08 septembre 2008

Limites constitutionnelles à l'extension du recours aux Contrats de partenariat

La dernière mouture de la loi relative aux contrats de partenariat a été publiée le 28 juillet dernier après le toilettage imposé par le Conseil constitutionnel de la première version de la loi qui avait été adoptée sans modification par le Sénat, le 9 juillet 2008, en deuxième lecture.

Le Conseil constitutionnel avait été saisi le 15 juillet par soixante députés (texte de la saisine) et soixante sénateurs (texte de la saisine) de la loi relative aux contrats de partenariat. Il s’est prononcé le 24 juillet 2008 dans sa décision n° 2008-567 DC.

La décision a déclaré contraires à la Constitution plusieurs parties des articles 2, 18 et 19. Il a, de plus, soulevé d’office et déclaré contraires à la Constitution deux alinéas de l’article 16.

Le Ministre des finances retient pour l'essentiel la validation des deux apports majeurs : "la création d'un troisième critère de recours aux contrats de partenariat" et "le principe de l'harmonisation du régime en matière fiscale et assurantielle entre tous les contrats de la commande publique".

En revanche, pour le député PS Jean-Jacques Urvoas qui avait largement suivi le projet sur son blog, la décision des Sages du Palais Royal "rappelle au gouvernement qu'on ne peut pas au nom d'une prétendue urgence se soustraire aux règles constitutionnelles".

Confirmant sa jurisprudence de juin 2003 et décembre 2004, le Conseil a jugé conforme à la Constitution la création, aux côtés des critères déjà admis de l'urgence et de la complexité, d'une troisième voie de recours ouverte dans tous les cas où le bilan entre les avantages et les inconvénients du contrat de partenariat est "favorable".

Mais il censure un article qui présumait urgents une série de projets, dans des domaines très divers (des infrastructures de transport "s'inscrivant dans un projet de développement durable" aux travaux permettant d'améliorer l'efficacité énergétique des bâtiments publics en passant par les collèges et les lycées).

Les juges constitutionnels ont conclu que ces dispositions limitaient la portée de l'évaluation préalable et empêchaient le juge d'exercer son contrôle sur le caractère d'urgence.

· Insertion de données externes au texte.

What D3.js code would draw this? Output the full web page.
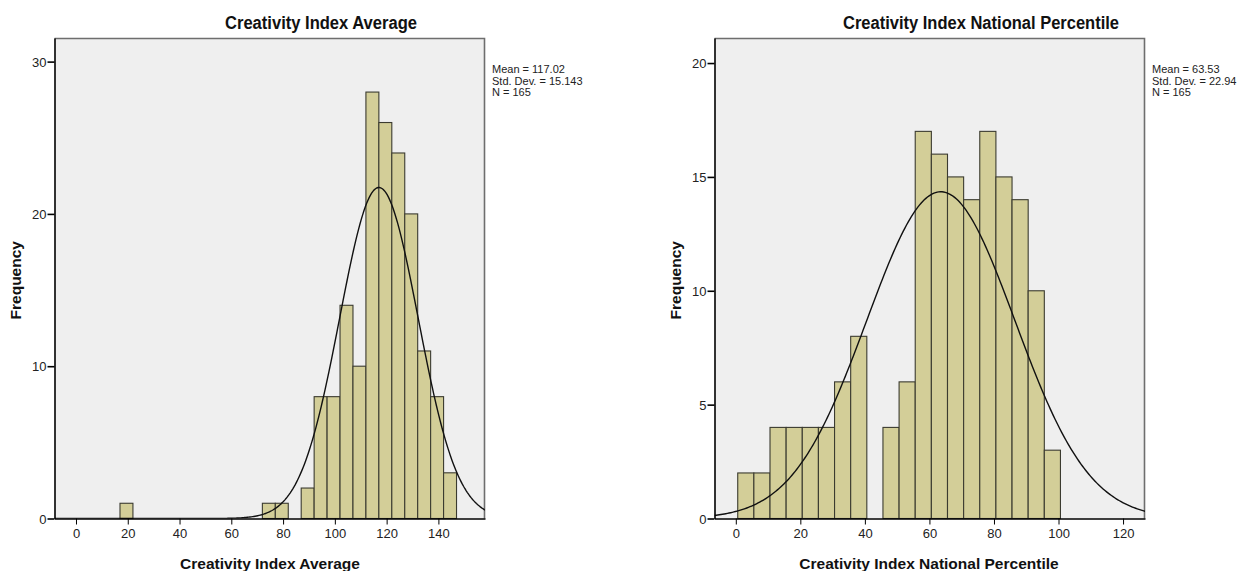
<!DOCTYPE html>
<html>
<head>
<meta charset="utf-8">
<script src="https://cdn.jsdelivr.net/npm/d3@7"></script>
<style>
  html, body { margin: 0; padding: 0; background: #fff; }
  svg { display: block; }
  .tick text { font-family: "Liberation Sans", Arial, sans-serif; font-size: 13px; fill: #222; }
  .axis path.domain { stroke: #000; }
  .axis .tick line { stroke: #000; }
  .title { font-family: "Liberation Sans", Arial, sans-serif; font-weight: bold; font-size: 18px; fill: #111; }
  .label { font-family: "Liberation Sans", Arial, sans-serif; font-weight: bold; font-size: 15.5px; fill: #111; }
  .stats { font-family: "Liberation Sans", Arial, sans-serif; font-size: 11px; fill: #222; }
</style>
</head>
<body>
<svg></svg>
<script>
// ---- data ----

// Creativity Index Average: lower edge of each bin (width 5) and its count
let avgBinLow = [17, 72, 77, 82, 87, 92, 97, 102, 107, 112, 117, 122, 127, 132, 137, 142];
let avgCounts = [1, 1, 1, 0, 2, 8, 8, 14, 10, 28, 26, 24, 20, 11, 8, 3];
let avgStats = [117.02, 15.143, 165]; // mean, sd, n
let avgXTicks = [0, 20, 40, 60, 80, 100, 120, 140];
let avgYTicks = [0, 10, 20, 30];

// Creativity Index National Percentile
let pctBinLow = [0.6, 5.6, 10.6, 15.6, 20.6, 25.6, 30.6, 35.6, 40.6, 45.6,
                 50.6, 55.6, 60.6, 65.6, 70.6, 75.6, 80.6, 85.6, 90.6, 95.6];
let pctCounts = [2, 2, 4, 4, 4, 4, 6, 8, 0, 4, 6, 17, 16, 15, 14, 17, 15, 14, 10, 3];
let pctStats = [63.53, 22.94, 165];
let pctXTicks = [0, 20, 40, 60, 80, 100, 120];
let pctYTicks = [0, 5, 10, 15, 20];

let binWidth = 5;

// ---- layout ----
let config = {
  'svg': { 'width': 1241, 'height': 571 }
};

let svg = d3.select('body').select('svg');
svg.attr('width', config.svg.width);
svg.attr('height', config.svg.height);

// one entry per panel
let panels = [
  {
    'id': 'avg',
    'title': 'Creativity Index Average',
    'xLabel': 'Creativity Index Average',
    'binLow': avgBinLow, 'counts': avgCounts, 'stats': avgStats,
    'xTicks': avgXTicks, 'yTicks': avgYTicks,
    'xDomain': [-8.3, 158.0], 'yDomain': [0, 31.55],
    'plot': { 'x': 54.5, 'y': 38, 'width': 430.5, 'height': 480.5 },
    'titleX': 321, 'titleW': 192, 'xLabelX': 270, 'yLabelX': 21
  },
  {
    'id': 'pct',
    'title': 'Creativity Index National Percentile',
    'xLabel': 'Creativity Index National Percentile',
    'binLow': pctBinLow, 'counts': pctCounts, 'stats': pctStats,
    'xTicks': pctXTicks, 'yTicks': pctYTicks,
    'xDomain': [-6.6, 126.8], 'yDomain': [0, 21.1],
    'plot': { 'x': 714.5, 'y': 38, 'width': 430.5, 'height': 480.5 },
    'titleX': 981, 'titleW': 276, 'xLabelX': 929, 'yLabelX': 681
  }
];

panels.forEach(drawHistogram);

function drawHistogram(p) {
  let scale = {};
  scale.x = d3.scaleLinear().domain(p.xDomain).range([0, p.plot.width]);
  scale.y = d3.scaleLinear().domain(p.yDomain).range([p.plot.height, 0]);

  let plot = svg.append('g');
  plot.attr('id', 'plot-' + p.id);
  plot.attr('transform', translate(p.plot.x, p.plot.y));

  // grey background and frame (top/right in grey)
  plot.append('rect')
    .attr('x', 0).attr('y', 0)
    .attr('width', p.plot.width).attr('height', p.plot.height)
    .style('fill', '#efefef');

  plot.append('path')
    .attr('d', 'M0,0.5H' + (p.plot.width - 0.5) + 'V' + p.plot.height)
    .style('fill', 'none')
    .style('stroke', '#6e6e6e')
    .style('stroke-width', 1.6);

  let clipId = 'clip-' + p.id;
  plot.append('clipPath').attr('id', clipId)
    .append('rect')
    .attr('width', p.plot.width).attr('height', p.plot.height);

  // bars
  let bins = p.binLow.map((lo, i) => ({ 'lo': lo, 'count': p.counts[i] }))
    .filter(d => d.count > 0);

  plot.selectAll('rect.bar')
    .data(bins)
    .enter()
    .append('rect')
    .attr('class', 'bar')
    .attr('x', d => scale.x(d.lo))
    .attr('y', d => scale.y(d.count))
    .attr('width', d => scale.x(d.lo + binWidth) - scale.x(d.lo))
    .attr('height', d => scale.y(0) - scale.y(d.count))
    .style('fill', '#d3ce98')
    .style('stroke', '#3b3b30')
    .style('stroke-width', 1.1);

  // normal curve from mean, sd and n shown in the legend
  let mean = p.stats[0], sd = p.stats[1], n = p.stats[2];
  let xs = d3.range(p.xDomain[0], p.xDomain[1] + 0.5, 0.5);
  let curve = xs.map(x => [x, n * binWidth / (sd * Math.sqrt(2 * Math.PI)) *
    Math.exp(-0.5 * Math.pow((x - mean) / sd, 2))]);

  plot.append('path')
    .datum(curve)
    .attr('clip-path', 'url(#' + clipId + ')')
    .attr('d', d3.line().x(d => scale.x(d[0])).y(d => scale.y(d[1])))
    .style('fill', 'none')
    .style('stroke', '#111')
    .style('stroke-width', 1.4);

  // axes
  let axis = {};
  axis.x = d3.axisBottom(scale.x).tickValues(p.xTicks).tickSize(6).tickSizeOuter(0).tickPadding(4);
  axis.y = d3.axisLeft(scale.y).tickValues(p.yTicks).tickSize(7).tickSizeOuter(0).tickPadding(1);

  let gx = plot.append('g');
  gx.attr('class', 'axis');
  gx.attr('transform', translate(0, p.plot.height));
  gx.call(axis.x);
  gx.select('.domain').style('stroke-width', 1.6);

  let gy = plot.append('g');
  gy.attr('class', 'axis');
  gy.call(axis.y);
  gy.select('.domain').style('stroke-width', 1.6);
  gy.selectAll('.tick line').style('stroke-width', 1.6);
  gy.selectAll('.tick text').attr('dy', '0.36em');

  // texts
  svg.append('text')
    .attr('class', 'title')
    .attr('x', p.titleX)
    .attr('y', 29)
    .attr('textLength', p.titleW)
    .attr('lengthAdjust', 'spacingAndGlyphs')
    .style('text-anchor', 'middle')
    .text(p.title);

  svg.append('text')
    .attr('class', 'label')
    .attr('x', p.xLabelX)
    .attr('y', 569)
    .style('text-anchor', 'middle')
    .text(p.xLabel);

  svg.append('text')
    .attr('class', 'label')
    .attr('transform', translate(p.yLabelX, p.plot.y + p.plot.height / 2 + 2) + ' rotate(-90)')
    .style('text-anchor', 'middle')
    .text('Frequency');

  let statLines = [
    'Mean = ' + mean,
    'Std. Dev. = ' + sd,
    'N = ' + n
  ];

  svg.append('g')
    .selectAll('text')
    .data(statLines)
    .enter()
    .append('text')
    .attr('class', 'stats')
    .attr('x', p.plot.x + p.plot.width + 7)
    .attr('y', (d, i) => 73 + i * 11.5)
    .text(d => d);
}

// helper method to make translating easier
function translate(x, y) {
  return 'translate(' + x + ',' + y + ')';
}
</script>
</body>
</html>
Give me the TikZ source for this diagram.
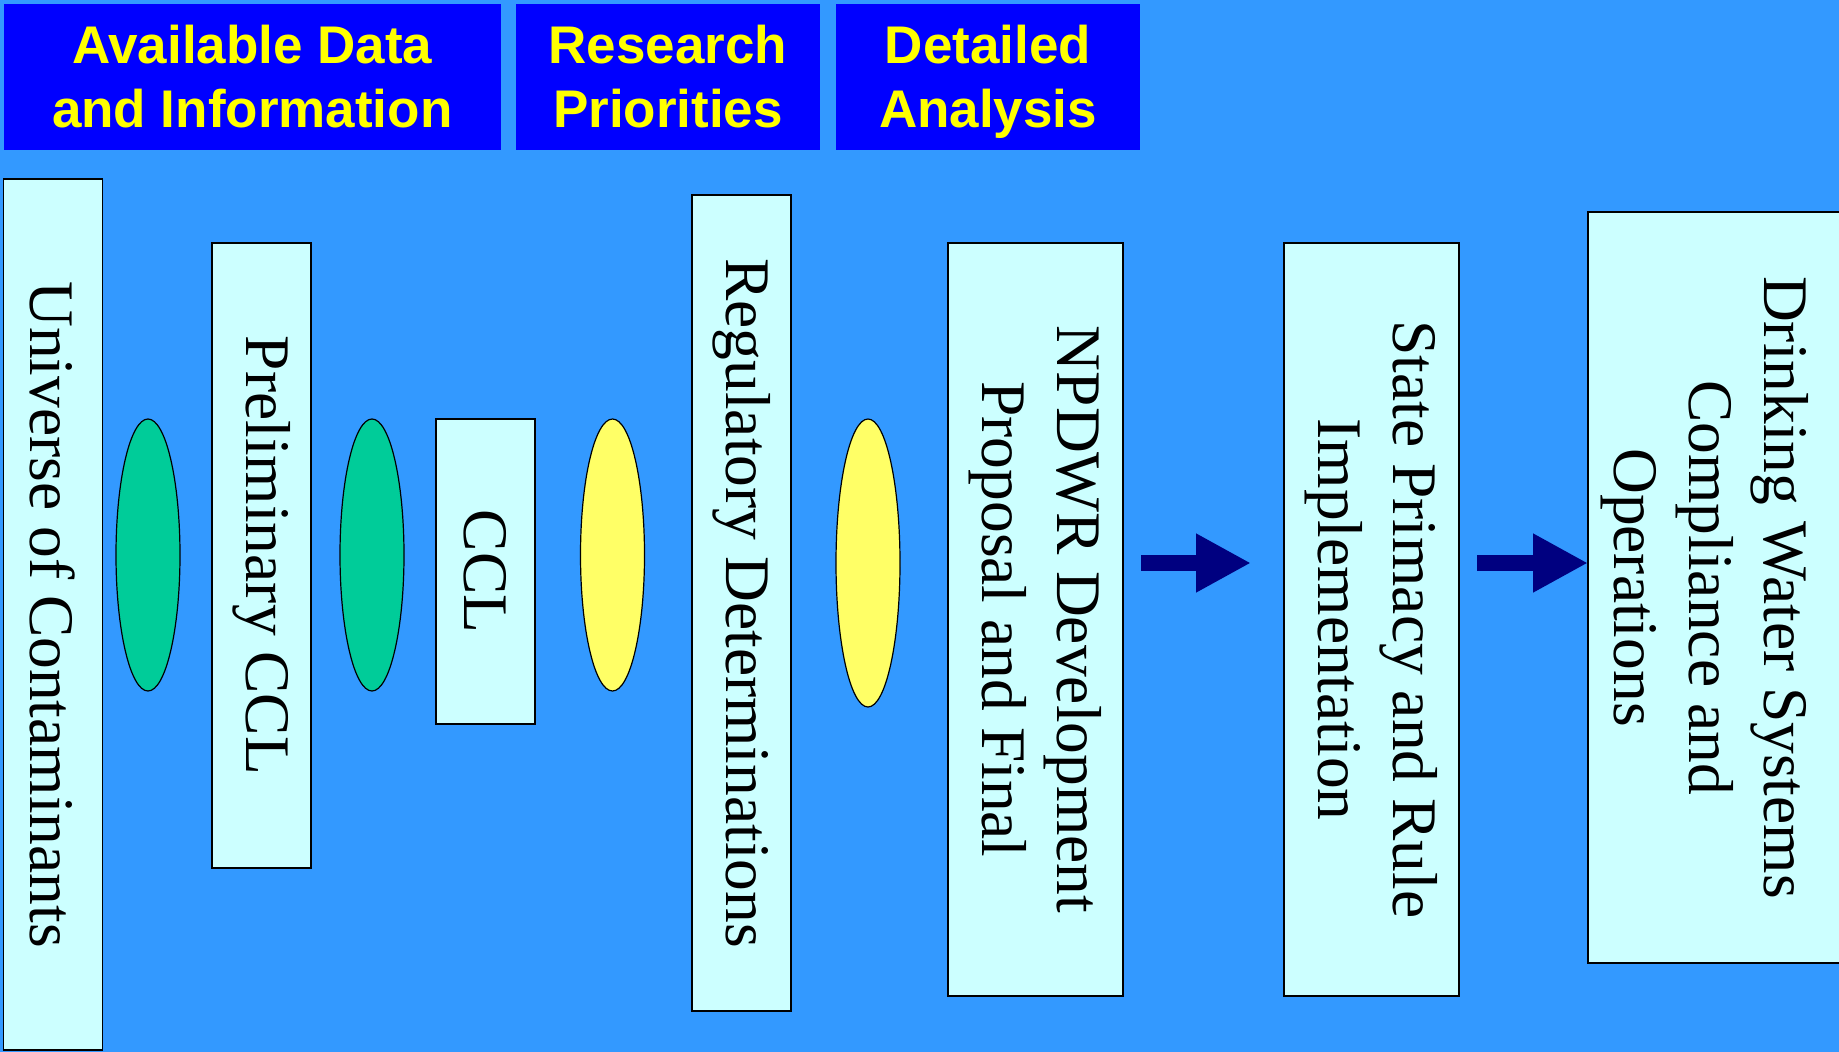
\documentclass[tikz,border=0pt]{standalone}
\usepackage{fontspec}
\setmainfont{Liberation Serif}
\newfontfamily\hdfont{Liberation Sans}
\usetikzlibrary{arrows.meta,shapes.geometric}
\definecolor{bgblue}{HTML}{3399FF}
\definecolor{hdblue}{HTML}{0000FF}
\definecolor{hdyellow}{HTML}{FFFF00}
\definecolor{boxfill}{HTML}{CCFFFF}
\definecolor{ovgreen}{HTML}{00CC99}
\definecolor{ovyellow}{HTML}{FFFF66}
\definecolor{arrnavy}{HTML}{000080}
\tikzset{
  header/.style={fill=hdblue, inner sep=0pt, outer sep=0pt},
  headertext/.style={text=hdyellow, inner sep=0pt, align=center,
    font=\hdfont\bfseries\fontsize{53}{64}\selectfont},
  stagebox/.style={draw=black, line width=1.5pt, fill=boxfill, inner sep=0pt, outer sep=0pt},
  stagetext/.style={rotate=-90, align=center, inner sep=0pt, font=\fontsize{63.5}{75}\selectfont},
  greenoval/.style={ellipse, draw=black, line width=1.2pt, fill=ovgreen, inner sep=0pt,
    minimum width=64pt, minimum height=272pt},
  yellowoval/.style={ellipse, draw=black, line width=1.2pt, fill=ovyellow, inner sep=0pt,
    minimum width=64pt, minimum height=272pt},
  bigarrow/.style={draw=arrnavy, line width=16pt, -{Triangle[length=55pt,width=55pt,fill=arrnavy]}}
}
\begin{document}
\begin{tikzpicture}[x=1pt,y=-1pt]
\useasboundingbox (0,0) rectangle (1839,1052);
\fill[bgblue] (0,0) rectangle (1839,1052);
\clip (0,0) rectangle (1839,1052);

% headers
\node[header, minimum width=497.5pt, minimum height=146.5pt] (h1) at (252.25,76.75) {};
\node[headertext] (h1t) at (h1.center) {Available Data\\and Information};
\node[header, minimum width=304pt, minimum height=146.5pt] (h2) at (668,76.75) {};
\node[headertext] (h2t) at (h2.center) {Research\\Priorities};
\node[header, minimum width=304pt, minimum height=146.5pt] (h3) at (988,76.75) {};
\node[headertext] (h3t) at ([yshift=-5pt]h3.center) {Detailed\\Analysis};

% stage boxes
\node[stagebox, minimum width=99pt, minimum height=871pt] (univ) at (53,614.5) {};
\node[stagetext] (univt) at (univ.center) {Universe of Contaminants};

\node[stagebox, minimum width=99pt, minimum height=625pt] (prelim) at (261.5,555.5) {};
\node[stagetext] (prelimt) at (prelim.center) {Preliminary CCL};

\node[stagebox, minimum width=99pt, minimum height=305pt] (ccl) at (485.5,571.5) {};
\node[stagetext] (cclt) at (ccl.center) {CCL};

\node[stagebox, minimum width=99pt, minimum height=816pt] (reg) at (741.5,603) {};
\node[stagetext] (regt) at (reg.center) {Regulatory Determinations};

\node[stagebox, minimum width=175pt, minimum height=753pt] (npdwr) at (1035.5,619.5) {};
\node[stagetext] (npdwrt) at (npdwr.center) {NPDWR Development\\Proposal and Final};

\node[stagebox, minimum width=175pt, minimum height=753pt] (state) at (1371.5,619.5) {};
\node[stagetext] (statet) at (state.center) {State Primacy and Rule\\Implementation};

\node[stagebox, minimum width=262pt, minimum height=751pt] (drink) at (1719,587.5) {};
\node[stagetext] (drinkt) at (1705,587.5) {Drinking Water Systems\\Compliance and\\Operations};

% ovals
\node[greenoval] (o1) at (148,555) {};
\node[greenoval] (o2) at (372,555) {};
\node[yellowoval] (o3) at (612.5,555) {};
\node[yellowoval, minimum height=288pt] (o4) at (868,563) {};

% arrows
\coordinate (ay) at (0,563);
\draw[bigarrow] ([xshift=18pt]npdwr.east |- ay) -- ([xshift=-33pt]state.west |- ay);
\draw[bigarrow] ([xshift=18pt]state.east |- ay) -- (drink.west |- ay);
\end{tikzpicture}
\end{document}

En 2002 le Conseil constitutionnel avait déjà dû examiner les premières lois « inventant » une espèce de contrat de partenariat pour les opérations immobilières destinées à répondre aux besoins de la police nationale, de la gendarmerie et de la justice (déc. n° 2002-460 du 22 août 2002 et n° 2002-461 du 29 août 2002). Il a décidé à cette époque que ces lois, qui dérogeaient aux règles de droit commun de la commande publique en instituant des contrats globaux, ne portaient pas atteinte, par elles-mêmes, au principe d’égalité devant la commande publique.

L’année suivante, le Conseil constitutionnel a dû examiner à l’occasion d’une loi habilitant le Gouvernement à simplifier le droit, les dispositions instituant formellement des « contrats de partenariat » portant sur « la conception, la réalisation, la transformation, l’exploitation et le financement d’équipements publics, ou la gestion et le financement de services, ou une combinaison des ces différentes missions ». Dans sa décision (n° 2003-473 du 26 juin 2003), il a précisé « que, toutefois, la généralisation de telles dérogations au droit commun de la commande publique ou de la domanialité publique serait susceptible de priver de garanties légales les exigences constitutionnelles inhérentes à l’égalité devant la commande publique, à la protection des propriétés publiques et au bon usage des deniers publics ».

C’est pourquoi le Conseil constitutionnel a imposé dès 2003 que les domaines d’application du contrat de partenariat soient réservés « à des situations répondant à des motifs d’intérêt général tels que l’urgence qui s’attache, en raison de circonstances particulières ou locales, à rattraper un retard préjudiciable, ou bien la nécessité de tenir compte des caractéristiques techniques, fonctionnelles ou économiques d’un équipement ou d’un service déterminé ».

L’ordonnance n° 2004-559 du 17 juin 2004 sur les contrats de partenariat, qui constitue le cadre juridique général des contrats de partenariat et qui faisait ici l’objet d’une loi modificative, ayant respecté ces principes, avait d’ailleurs été validée sur le fondement de la déc. n° 2003-473 du 26 juin 2003, par l’arrêt du Conseil d’Etat n° 269814, du 29 octobre 2004, Sueur et autres. Par ailleurs, la loi n° 2004-1343 du 9 décembre 2004 de simplification du droit a ratifié l’ordonnance n° 2004-559 du 17 juin 2004 sur les contrats de partenariat, et elle a été, précisément sur ce point, reconnue conforme à la Constitution par le Conseil constitutionnel (déc. n° 2004-506 DC, du 2 décembre 2004).